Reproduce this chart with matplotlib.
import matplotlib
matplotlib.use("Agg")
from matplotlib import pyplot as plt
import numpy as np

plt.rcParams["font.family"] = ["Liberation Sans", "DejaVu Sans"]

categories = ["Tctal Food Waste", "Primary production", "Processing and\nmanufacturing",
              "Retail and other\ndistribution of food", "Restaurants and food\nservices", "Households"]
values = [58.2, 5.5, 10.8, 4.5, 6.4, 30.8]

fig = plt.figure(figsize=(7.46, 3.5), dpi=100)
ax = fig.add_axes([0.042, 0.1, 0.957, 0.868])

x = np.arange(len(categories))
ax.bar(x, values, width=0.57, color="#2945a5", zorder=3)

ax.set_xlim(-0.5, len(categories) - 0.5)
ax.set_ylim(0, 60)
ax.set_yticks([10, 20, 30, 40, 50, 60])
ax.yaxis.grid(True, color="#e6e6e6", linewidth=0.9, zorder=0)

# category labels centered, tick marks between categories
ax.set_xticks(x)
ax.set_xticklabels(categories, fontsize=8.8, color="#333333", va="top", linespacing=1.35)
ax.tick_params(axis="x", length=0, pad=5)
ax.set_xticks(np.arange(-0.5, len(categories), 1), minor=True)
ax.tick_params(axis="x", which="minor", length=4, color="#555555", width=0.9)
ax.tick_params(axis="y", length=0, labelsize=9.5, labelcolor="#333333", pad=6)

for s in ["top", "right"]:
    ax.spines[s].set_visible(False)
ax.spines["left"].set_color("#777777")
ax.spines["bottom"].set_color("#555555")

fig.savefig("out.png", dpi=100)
- - -
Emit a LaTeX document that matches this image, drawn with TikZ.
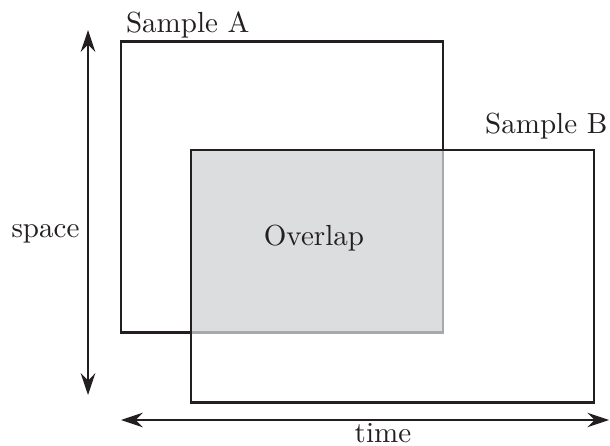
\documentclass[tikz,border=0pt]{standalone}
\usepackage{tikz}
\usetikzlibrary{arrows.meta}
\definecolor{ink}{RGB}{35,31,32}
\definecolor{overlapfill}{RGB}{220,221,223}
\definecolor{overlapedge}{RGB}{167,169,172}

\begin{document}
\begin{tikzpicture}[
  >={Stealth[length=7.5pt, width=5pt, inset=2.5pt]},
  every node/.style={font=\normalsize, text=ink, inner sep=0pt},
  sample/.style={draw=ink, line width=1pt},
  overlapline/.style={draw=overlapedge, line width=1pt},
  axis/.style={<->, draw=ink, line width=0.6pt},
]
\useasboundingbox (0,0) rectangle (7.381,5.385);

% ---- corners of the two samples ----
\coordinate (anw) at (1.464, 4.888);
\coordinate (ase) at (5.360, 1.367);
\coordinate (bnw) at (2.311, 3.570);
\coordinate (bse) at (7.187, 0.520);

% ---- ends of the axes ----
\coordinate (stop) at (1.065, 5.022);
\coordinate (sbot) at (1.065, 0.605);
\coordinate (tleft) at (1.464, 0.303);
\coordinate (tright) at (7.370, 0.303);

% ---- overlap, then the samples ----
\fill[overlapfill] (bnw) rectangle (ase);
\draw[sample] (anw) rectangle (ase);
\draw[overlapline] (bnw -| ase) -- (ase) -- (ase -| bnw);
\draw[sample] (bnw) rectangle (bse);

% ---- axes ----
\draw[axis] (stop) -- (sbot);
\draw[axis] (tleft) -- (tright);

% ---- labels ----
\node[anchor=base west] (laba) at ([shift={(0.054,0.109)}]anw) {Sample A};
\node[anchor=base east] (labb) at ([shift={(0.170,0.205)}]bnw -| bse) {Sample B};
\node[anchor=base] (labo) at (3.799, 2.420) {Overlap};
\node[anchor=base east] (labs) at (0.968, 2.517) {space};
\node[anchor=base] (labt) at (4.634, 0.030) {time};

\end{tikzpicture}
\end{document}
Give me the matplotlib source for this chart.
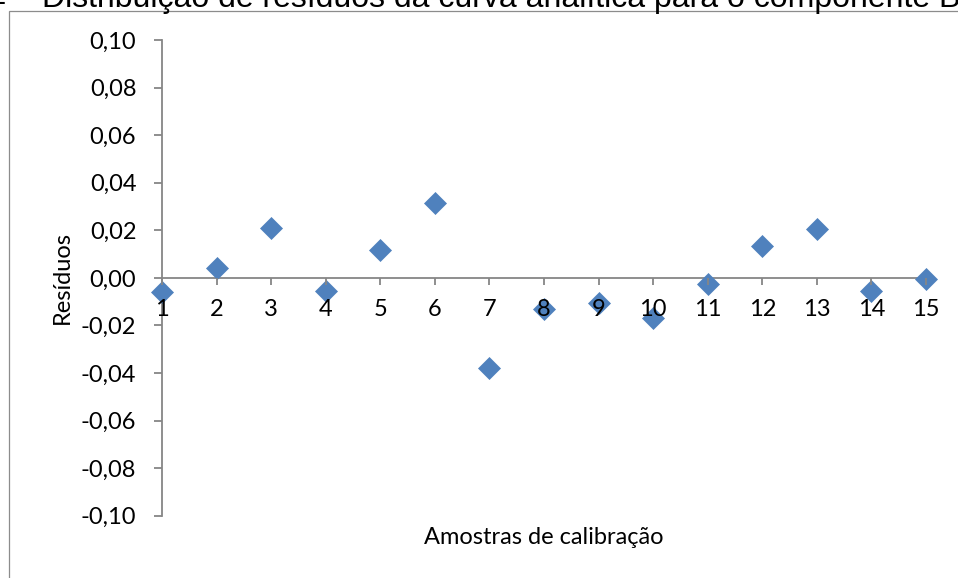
- - -
SHORT EXERCISE
Copy out each line in the listing that has the word "chart".

ANSWER FOR THE TASK
Reproduce this chart with matplotlib.
Give me the matplotlib source for this chart.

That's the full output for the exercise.